I recently started writing again, after a hiatus of more than 30 years. That is to say, up until I was about 9 years old, I used to write. I wrote a lot. As an incredibly shy, introverted, quiet child, writing was my expressive outlet. It was the one place where what was inside me got to come out in some form.
Back then, I didn’t I possess the natural social skills, charm or delicate prettiness required for popularity in the jungle that was primary school. Nor was I a confident verbal communicator. 20 years in the corporate world later in life would change all that, and for the better I believe. But at 9, all I had was a head full of deep thoughts, a heart full of girlish dreams, an HB pencil and an A4 refill pad.
At 9 years old, while the other kids would run around the classroom playing kiss-catch before school started in the mornings, I would be sitting at a table, writing. Not because I had to, but because I wanted to. I needed to. I needed to write as much as I needed to breathe. I loved to write. About anything. From princesses to cats to piano lessons to best friends to fancy-dress birthday parties to my favourite teacher. The sort of content one would expect from a guileless 9 year-old girl in 1980 in New Zealand.
One day, my favourite teacher at the time, Mrs Giddings, approached me as I was writing busily at my desk. She asked me what I was doing. I told her, quite matter-of-factly, that I was ‘writing a book’. I could just imagine how charming that might have sounded to her, coming from an awkward, bookish, 9 year-old girl. I’m not sure whether she was being polite or whether she was genuinely interested, but she asked me if I would let her read my book when I had finished it. I said yes and continued blithely on with my 26-page hand-written epic about a girl, her best friend and their two cats. The cats (who were best friends too, of course) went missing but were eventually happily found. At 9 years old, it never occurs to you that any story would have anything but a happy ending!
Half a refill pad and 2 HB pencils later, I had finished my book. I honestly hadn’t written it for anything other than my own entertainment, and had no intention of showing it to anyone else. But I had promised Mrs Giddings that I would share it with her, so I did.
I’ll never forget the conversation she had with me after she read it a few days later.
She took me aside. She wasn’t upset, but she had a very serious expression on her face. She looked me in the eye, and she said these words to me. I remember her words, almost verbatim.
“Gloria, I have read your story, and I believe that you have a gift. I believe you have a great future ahead of you as a writer. And one day, I hope to walk into a bookstore and see your name on the shelves”.
I don’t think that I fully comprehended that conversation until many years later. I don’t think it really registered to me, that here was a teacher who had seen something in me, something extremely precious. Something to be valued, encouraged and nurtured.
But at 9 years old, I neither understood nor appreciated the enormity of the possibility that I might ‘have a gift’. And I had absolutely no intention of becoming a writer.
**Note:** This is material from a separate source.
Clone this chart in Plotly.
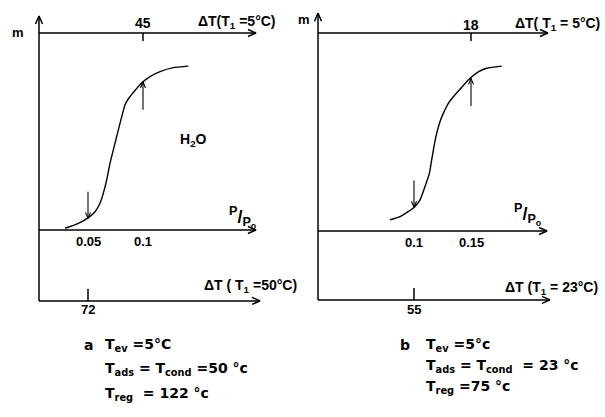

I loved it, but I didn’t see it as something I would do for a living when I grew up. Even that early in life, pragmatism had begun to supercede idealism. I knew that there was no guarantee that writing would put money in the bank. And I had already decided that when I grew up, I was going to do something that would mean I would never have to struggle or sacrifice financially. So in my mind, becoming a writer was out of the question.
So ensued a decade of study in such left-brained vocationally-friendly disciplines as maths, economics, accounting, computer science and physics. I threw myself into these studies as passionately as I’d thrown myself into my writing as a child. After the decade of study came 2 decades in the technology sector, working with top-tier blue-chip corporates the world over, eventually landing in Singapore running the Asia region for an American software company. And loving every minute of the cut-and-thrust, excitement and glamour of it all.
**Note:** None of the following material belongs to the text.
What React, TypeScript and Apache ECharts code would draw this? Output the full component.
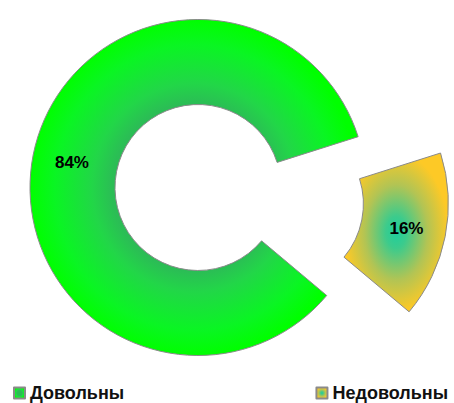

I have no regrets about the decisions I made, about the path I chose to take. The years of study in analytical subjects provided a balance and complement to my more right-brained creative leanings. The decades in corporate pushed me a long way out of my introverted comfort zone. I learned a lot about people after years of working and collaborating in teams, I learned how to make conversation and how to put people at ease in social settings (I learned how to ‘schmooze’!), and presenting and speaking at events and conferences became par-for-the-course.
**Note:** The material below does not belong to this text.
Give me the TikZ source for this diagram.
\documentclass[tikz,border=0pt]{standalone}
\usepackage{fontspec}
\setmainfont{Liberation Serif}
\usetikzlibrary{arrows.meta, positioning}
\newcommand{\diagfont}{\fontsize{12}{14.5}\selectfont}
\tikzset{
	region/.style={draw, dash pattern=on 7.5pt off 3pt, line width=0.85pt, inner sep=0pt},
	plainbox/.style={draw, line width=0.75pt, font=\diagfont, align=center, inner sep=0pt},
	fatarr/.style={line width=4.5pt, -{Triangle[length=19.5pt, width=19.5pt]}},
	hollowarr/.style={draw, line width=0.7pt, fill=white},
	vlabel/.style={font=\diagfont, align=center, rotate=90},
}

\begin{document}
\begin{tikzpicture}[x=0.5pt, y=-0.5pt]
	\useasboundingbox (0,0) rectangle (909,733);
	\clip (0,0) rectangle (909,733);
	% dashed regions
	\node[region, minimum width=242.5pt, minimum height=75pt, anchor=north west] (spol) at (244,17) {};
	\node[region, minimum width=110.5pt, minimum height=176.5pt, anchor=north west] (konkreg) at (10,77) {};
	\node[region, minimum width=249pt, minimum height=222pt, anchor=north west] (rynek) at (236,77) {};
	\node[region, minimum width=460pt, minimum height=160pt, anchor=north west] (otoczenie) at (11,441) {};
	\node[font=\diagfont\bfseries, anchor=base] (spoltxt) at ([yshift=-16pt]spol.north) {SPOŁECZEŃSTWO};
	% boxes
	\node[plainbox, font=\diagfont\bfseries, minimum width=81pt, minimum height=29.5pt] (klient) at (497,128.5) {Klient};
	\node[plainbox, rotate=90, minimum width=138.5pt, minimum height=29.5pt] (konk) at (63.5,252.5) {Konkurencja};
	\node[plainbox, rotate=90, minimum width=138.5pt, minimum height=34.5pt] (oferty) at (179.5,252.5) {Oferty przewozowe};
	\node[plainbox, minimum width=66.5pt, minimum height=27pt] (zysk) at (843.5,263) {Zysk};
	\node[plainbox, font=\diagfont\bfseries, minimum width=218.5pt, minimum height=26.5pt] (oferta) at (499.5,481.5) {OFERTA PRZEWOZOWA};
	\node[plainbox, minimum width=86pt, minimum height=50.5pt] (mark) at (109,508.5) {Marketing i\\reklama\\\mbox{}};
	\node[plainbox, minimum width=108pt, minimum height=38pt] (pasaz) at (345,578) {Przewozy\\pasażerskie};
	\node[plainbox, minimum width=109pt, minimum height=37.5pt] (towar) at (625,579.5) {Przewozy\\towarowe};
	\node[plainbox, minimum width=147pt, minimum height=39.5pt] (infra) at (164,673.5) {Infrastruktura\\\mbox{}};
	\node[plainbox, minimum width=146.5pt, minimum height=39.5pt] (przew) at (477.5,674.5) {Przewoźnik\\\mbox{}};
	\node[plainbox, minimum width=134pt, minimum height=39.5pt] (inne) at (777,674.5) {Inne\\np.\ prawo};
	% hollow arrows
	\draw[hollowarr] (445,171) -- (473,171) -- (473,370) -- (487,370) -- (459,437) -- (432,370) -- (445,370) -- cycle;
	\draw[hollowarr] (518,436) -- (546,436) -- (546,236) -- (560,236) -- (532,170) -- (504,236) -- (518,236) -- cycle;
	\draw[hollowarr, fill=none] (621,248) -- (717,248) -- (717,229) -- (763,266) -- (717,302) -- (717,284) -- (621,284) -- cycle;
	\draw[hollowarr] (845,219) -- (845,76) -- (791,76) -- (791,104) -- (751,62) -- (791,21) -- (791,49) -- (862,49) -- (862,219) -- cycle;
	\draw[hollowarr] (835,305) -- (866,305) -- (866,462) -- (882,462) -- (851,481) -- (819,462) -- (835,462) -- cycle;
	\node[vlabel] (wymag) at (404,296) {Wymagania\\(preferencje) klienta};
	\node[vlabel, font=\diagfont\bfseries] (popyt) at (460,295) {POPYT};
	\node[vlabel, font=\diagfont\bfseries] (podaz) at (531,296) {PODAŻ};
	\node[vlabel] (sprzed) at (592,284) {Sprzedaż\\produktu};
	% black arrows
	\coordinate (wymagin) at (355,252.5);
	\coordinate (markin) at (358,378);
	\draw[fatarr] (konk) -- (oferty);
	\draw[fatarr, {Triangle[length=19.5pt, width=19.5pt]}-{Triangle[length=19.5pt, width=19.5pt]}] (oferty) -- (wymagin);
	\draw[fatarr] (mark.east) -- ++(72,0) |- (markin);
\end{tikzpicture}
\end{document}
Without those years, I would never have learned all those things or gained all that life experience. And those years have given me a lot to draw on in terms of how I see the world and how I write about it.
But now, it’s time. It’s time to return to my first love. Writing.
I’m not ‘giving up my day job’ so to speak. I’m now using my years in corporate to consult on a contract basis as work arises, and the beauty of that is that I can negotiate how much I want to work. The rest of the week when I am not working, is for me – for the things that are important to me. For my family and friends, for my volunteer work, and for my writing.
I don’t know if Mrs Giddings was right about me having a gift. But I do know that if God can use my writing as a way to encourage others even in some small way, then that is what I want to do. That is where my heart is.
So Mrs Giddings, wherever you are, I want to thank you, for believing in me when I had absolutely no idea I possessed anything worth believing in. I know it’s 30-something years on and I have taken a circuitous route, but please know that I never forgot what you said to me. It made a huge impression. And I’m not sure if you will one day walk into a bookstore and see my name on the shelves, but perhaps the 2012 equivalent might be to see my name on my blog.